* Collected data *
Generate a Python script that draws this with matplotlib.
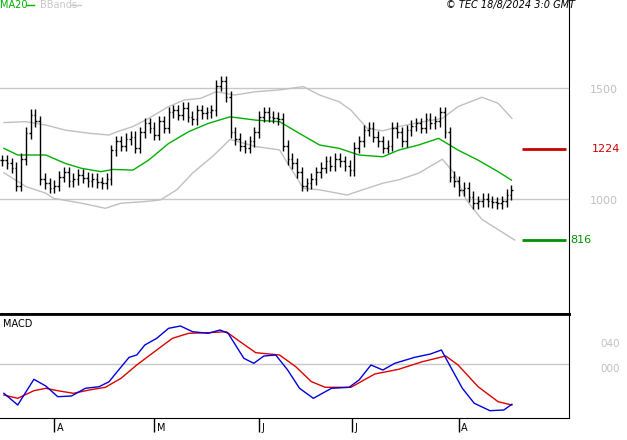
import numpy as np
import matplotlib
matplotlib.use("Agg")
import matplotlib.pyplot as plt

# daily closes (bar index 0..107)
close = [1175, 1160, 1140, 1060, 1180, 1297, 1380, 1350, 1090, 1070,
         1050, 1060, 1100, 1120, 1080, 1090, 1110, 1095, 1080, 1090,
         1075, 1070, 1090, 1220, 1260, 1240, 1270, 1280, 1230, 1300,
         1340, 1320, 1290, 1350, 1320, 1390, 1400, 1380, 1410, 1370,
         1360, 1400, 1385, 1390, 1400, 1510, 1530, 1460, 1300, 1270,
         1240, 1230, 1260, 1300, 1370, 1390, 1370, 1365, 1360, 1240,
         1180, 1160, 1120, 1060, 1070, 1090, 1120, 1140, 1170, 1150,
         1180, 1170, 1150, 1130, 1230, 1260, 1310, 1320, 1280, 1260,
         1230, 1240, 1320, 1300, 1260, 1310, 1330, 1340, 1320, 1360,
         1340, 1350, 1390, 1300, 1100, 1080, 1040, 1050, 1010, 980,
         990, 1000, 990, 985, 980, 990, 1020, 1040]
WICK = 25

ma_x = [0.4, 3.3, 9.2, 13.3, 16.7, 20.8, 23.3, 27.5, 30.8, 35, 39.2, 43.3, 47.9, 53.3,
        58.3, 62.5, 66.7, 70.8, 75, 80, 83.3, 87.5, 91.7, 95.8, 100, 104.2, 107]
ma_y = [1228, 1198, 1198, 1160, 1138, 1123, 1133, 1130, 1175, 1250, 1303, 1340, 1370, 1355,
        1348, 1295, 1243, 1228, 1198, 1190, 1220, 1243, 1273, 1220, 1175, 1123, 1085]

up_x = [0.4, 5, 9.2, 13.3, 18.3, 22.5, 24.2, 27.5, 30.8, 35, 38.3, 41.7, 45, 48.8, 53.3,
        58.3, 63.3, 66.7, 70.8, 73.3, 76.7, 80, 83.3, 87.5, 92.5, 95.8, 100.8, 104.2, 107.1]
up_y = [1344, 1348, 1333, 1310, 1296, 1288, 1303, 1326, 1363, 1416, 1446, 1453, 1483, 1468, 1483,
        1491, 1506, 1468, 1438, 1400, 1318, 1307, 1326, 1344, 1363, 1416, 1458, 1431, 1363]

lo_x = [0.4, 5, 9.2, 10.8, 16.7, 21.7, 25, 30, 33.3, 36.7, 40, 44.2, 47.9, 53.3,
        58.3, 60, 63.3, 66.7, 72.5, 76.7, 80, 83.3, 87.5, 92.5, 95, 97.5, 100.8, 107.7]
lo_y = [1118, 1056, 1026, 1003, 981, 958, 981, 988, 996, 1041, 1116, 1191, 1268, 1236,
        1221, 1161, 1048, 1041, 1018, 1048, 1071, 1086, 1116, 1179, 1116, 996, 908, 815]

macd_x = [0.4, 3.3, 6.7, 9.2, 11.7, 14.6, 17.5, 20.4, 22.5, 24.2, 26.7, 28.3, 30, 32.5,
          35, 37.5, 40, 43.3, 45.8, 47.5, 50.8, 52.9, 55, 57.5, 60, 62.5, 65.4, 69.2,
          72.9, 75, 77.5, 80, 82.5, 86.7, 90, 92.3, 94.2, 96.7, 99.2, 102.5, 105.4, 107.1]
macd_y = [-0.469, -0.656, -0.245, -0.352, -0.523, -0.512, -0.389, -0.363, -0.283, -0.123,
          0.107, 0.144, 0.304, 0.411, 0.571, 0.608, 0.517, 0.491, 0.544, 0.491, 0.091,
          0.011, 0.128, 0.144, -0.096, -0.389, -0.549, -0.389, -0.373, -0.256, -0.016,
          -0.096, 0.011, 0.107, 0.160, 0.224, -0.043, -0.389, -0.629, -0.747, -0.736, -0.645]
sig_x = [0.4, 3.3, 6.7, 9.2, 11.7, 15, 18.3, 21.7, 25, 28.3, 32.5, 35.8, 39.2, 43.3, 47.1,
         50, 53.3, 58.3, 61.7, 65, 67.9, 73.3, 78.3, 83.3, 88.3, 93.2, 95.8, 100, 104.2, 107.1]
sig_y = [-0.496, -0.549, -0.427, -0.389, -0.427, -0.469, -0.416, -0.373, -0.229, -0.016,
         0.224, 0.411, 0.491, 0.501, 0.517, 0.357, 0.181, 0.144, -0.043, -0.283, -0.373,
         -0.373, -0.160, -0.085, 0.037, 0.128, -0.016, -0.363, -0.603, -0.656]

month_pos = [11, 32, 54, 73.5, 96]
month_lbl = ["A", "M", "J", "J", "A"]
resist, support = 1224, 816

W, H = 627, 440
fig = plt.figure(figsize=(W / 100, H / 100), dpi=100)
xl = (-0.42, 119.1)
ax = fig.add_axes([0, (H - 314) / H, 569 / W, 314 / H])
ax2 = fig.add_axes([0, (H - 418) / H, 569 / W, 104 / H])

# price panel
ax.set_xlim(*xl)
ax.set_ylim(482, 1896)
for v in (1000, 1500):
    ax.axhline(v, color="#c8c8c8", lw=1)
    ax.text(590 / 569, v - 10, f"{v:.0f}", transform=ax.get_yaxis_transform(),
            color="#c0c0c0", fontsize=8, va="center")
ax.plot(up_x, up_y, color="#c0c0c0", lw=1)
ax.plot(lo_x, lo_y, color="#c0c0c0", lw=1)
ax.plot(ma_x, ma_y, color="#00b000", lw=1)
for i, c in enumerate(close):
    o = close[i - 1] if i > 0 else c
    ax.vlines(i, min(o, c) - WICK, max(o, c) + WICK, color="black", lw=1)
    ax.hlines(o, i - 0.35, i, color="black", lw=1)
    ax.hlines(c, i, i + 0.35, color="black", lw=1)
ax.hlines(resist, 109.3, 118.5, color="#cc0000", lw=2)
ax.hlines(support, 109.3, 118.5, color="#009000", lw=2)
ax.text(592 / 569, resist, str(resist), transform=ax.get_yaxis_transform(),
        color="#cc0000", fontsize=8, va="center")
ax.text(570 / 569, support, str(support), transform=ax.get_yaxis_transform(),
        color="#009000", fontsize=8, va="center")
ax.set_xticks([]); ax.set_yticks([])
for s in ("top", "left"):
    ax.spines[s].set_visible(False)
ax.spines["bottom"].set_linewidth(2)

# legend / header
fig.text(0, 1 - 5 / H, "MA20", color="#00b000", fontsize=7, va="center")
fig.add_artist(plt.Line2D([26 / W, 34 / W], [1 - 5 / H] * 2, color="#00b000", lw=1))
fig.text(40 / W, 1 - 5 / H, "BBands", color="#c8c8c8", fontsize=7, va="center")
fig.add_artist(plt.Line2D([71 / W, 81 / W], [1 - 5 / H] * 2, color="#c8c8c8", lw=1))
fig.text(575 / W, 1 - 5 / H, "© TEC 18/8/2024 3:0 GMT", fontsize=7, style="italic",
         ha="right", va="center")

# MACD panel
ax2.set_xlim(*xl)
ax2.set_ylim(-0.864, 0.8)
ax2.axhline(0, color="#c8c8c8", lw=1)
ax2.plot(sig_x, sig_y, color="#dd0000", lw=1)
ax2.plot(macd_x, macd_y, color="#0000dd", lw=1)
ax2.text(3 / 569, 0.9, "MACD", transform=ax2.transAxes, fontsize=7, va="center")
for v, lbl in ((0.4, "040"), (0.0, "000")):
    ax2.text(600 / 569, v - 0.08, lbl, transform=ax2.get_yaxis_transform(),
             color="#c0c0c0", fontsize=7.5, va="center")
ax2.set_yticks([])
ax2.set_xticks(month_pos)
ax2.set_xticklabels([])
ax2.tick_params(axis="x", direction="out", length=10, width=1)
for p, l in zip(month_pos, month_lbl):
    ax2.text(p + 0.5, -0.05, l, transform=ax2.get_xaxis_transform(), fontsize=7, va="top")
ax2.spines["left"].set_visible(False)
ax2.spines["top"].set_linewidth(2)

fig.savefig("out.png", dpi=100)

* Requirements *
Count every line in the data where the string "matplotlib" occurs. Give nothing except the number.

* Output below *
4